**What the task asks**
Copy the lines holding the word "document", all of them.

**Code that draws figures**

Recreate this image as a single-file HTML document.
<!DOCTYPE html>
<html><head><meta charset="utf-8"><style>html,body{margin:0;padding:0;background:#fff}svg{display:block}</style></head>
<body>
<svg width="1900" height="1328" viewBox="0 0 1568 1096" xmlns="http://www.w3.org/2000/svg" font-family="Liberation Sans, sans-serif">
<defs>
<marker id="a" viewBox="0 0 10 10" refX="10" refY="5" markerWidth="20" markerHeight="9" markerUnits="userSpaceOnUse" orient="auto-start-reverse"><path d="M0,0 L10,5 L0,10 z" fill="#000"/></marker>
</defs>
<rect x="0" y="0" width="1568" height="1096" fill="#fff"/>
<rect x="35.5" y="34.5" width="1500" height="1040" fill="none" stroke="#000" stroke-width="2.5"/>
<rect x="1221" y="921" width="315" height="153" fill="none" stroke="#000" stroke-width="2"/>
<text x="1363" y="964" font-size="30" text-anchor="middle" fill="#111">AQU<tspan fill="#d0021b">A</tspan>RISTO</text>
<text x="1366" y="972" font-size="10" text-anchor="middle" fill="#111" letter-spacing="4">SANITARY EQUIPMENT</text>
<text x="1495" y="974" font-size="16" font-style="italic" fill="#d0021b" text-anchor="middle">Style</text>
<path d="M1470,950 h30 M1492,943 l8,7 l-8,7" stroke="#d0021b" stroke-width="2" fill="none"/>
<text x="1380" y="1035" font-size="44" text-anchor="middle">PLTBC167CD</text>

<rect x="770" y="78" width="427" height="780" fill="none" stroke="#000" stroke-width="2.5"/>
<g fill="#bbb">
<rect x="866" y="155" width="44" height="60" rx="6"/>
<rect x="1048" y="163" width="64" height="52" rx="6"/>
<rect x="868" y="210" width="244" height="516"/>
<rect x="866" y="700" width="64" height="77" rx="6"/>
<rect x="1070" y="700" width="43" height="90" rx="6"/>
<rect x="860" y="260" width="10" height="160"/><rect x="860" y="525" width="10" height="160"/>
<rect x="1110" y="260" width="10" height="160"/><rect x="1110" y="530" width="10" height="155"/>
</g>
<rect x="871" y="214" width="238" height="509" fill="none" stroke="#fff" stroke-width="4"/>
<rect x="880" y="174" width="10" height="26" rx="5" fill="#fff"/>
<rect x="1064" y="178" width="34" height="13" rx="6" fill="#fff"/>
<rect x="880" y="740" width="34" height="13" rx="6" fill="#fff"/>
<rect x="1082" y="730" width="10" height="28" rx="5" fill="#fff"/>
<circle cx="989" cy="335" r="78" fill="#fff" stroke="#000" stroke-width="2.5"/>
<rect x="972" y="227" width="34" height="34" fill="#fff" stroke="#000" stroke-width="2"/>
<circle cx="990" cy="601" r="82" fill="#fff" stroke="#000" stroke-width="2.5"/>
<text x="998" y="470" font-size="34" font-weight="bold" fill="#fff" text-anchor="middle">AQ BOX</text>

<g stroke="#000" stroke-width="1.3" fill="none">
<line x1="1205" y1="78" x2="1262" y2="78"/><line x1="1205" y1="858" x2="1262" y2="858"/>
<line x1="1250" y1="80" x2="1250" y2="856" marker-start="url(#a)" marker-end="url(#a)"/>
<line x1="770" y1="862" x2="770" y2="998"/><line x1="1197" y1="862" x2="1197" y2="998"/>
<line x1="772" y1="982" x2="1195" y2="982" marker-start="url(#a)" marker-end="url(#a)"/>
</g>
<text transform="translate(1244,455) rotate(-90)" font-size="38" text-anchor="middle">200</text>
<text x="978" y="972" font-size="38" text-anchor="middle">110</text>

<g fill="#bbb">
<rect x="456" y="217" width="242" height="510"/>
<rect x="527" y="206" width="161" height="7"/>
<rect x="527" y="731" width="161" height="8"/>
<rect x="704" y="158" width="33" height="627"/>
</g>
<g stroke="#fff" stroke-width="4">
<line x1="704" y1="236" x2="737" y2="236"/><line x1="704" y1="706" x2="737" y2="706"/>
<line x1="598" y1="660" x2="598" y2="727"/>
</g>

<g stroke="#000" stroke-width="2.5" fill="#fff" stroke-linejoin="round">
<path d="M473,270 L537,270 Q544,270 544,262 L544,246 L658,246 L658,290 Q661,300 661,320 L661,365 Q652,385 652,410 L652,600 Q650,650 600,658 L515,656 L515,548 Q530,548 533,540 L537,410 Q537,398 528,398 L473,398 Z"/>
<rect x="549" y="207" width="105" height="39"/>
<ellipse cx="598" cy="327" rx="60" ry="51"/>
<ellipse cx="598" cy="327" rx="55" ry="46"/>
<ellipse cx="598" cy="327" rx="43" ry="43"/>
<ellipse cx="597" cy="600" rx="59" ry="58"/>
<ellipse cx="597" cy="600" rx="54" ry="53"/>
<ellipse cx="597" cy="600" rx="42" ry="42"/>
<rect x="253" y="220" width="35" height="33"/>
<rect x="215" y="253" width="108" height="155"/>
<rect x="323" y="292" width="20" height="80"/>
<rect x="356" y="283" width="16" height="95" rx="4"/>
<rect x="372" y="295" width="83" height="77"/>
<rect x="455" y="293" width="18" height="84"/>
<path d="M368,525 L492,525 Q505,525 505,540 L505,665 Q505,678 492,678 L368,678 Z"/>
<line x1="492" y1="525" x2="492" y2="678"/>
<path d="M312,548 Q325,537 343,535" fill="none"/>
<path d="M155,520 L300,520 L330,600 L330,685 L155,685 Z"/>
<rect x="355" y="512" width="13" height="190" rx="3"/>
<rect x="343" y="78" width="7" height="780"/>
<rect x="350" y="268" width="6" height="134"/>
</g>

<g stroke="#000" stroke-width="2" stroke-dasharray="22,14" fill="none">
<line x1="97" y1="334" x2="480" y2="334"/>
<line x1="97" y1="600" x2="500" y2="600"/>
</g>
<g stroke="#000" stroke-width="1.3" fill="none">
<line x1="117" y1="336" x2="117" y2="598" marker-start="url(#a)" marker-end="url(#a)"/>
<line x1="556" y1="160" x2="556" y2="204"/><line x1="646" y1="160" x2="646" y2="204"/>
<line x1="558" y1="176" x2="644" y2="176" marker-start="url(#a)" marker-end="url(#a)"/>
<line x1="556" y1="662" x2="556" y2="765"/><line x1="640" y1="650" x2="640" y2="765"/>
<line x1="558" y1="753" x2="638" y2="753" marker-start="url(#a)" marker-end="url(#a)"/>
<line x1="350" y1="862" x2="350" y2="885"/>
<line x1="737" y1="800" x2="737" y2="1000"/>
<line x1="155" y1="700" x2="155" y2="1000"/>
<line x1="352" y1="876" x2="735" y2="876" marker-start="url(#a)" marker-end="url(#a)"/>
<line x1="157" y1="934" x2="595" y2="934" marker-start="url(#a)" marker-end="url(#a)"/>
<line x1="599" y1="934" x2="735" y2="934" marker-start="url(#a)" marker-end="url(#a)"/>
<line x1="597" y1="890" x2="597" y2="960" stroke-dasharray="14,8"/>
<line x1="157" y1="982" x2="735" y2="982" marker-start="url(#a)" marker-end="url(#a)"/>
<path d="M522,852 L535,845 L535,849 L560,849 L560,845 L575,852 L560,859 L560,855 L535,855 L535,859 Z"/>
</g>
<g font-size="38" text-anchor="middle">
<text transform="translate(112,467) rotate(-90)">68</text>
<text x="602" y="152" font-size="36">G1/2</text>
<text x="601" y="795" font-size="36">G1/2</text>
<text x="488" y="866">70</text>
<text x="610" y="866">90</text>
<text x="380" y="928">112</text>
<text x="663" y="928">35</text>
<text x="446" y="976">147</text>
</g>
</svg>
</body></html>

---

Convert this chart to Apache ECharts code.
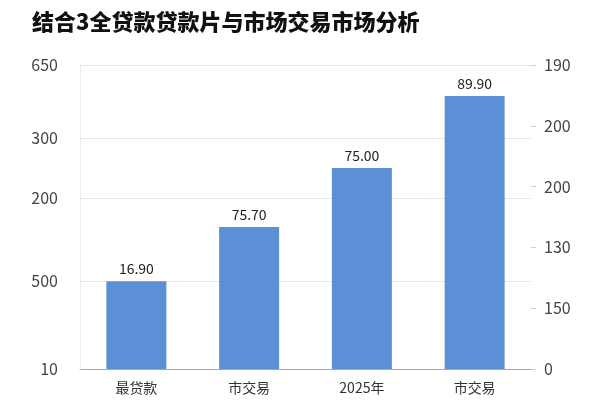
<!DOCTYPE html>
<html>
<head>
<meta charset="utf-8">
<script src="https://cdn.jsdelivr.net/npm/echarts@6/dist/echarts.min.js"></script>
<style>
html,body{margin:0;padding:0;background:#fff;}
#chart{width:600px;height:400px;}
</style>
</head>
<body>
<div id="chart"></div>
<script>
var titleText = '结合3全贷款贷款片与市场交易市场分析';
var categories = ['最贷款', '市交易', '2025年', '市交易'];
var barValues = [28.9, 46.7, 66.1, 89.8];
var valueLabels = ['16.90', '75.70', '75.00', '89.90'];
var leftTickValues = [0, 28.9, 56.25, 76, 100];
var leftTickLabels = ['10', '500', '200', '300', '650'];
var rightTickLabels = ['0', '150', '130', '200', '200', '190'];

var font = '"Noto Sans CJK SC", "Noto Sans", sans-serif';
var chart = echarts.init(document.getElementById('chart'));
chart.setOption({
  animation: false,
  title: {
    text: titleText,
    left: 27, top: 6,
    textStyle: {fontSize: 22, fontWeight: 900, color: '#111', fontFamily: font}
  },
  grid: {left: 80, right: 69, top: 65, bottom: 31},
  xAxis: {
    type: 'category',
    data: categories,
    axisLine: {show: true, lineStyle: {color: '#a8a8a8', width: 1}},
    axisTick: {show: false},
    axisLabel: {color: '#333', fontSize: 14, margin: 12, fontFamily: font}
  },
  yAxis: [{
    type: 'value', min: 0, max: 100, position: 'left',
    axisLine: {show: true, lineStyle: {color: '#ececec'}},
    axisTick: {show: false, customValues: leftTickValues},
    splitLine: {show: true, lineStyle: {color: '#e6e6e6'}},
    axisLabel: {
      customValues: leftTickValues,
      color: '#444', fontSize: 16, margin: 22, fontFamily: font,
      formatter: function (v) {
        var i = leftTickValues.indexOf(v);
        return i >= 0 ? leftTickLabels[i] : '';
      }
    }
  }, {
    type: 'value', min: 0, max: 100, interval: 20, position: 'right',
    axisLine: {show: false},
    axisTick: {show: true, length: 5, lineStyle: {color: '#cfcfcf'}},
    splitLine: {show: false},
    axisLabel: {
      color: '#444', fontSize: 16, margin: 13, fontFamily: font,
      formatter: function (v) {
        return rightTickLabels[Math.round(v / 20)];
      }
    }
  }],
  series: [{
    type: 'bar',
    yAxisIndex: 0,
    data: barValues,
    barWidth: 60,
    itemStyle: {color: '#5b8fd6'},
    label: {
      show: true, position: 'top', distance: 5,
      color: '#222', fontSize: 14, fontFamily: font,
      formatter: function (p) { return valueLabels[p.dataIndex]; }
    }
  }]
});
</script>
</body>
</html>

**Task result**
Recreate this image as a single-file HTML document.
var chart = echarts.init(document.getElementById('chart'));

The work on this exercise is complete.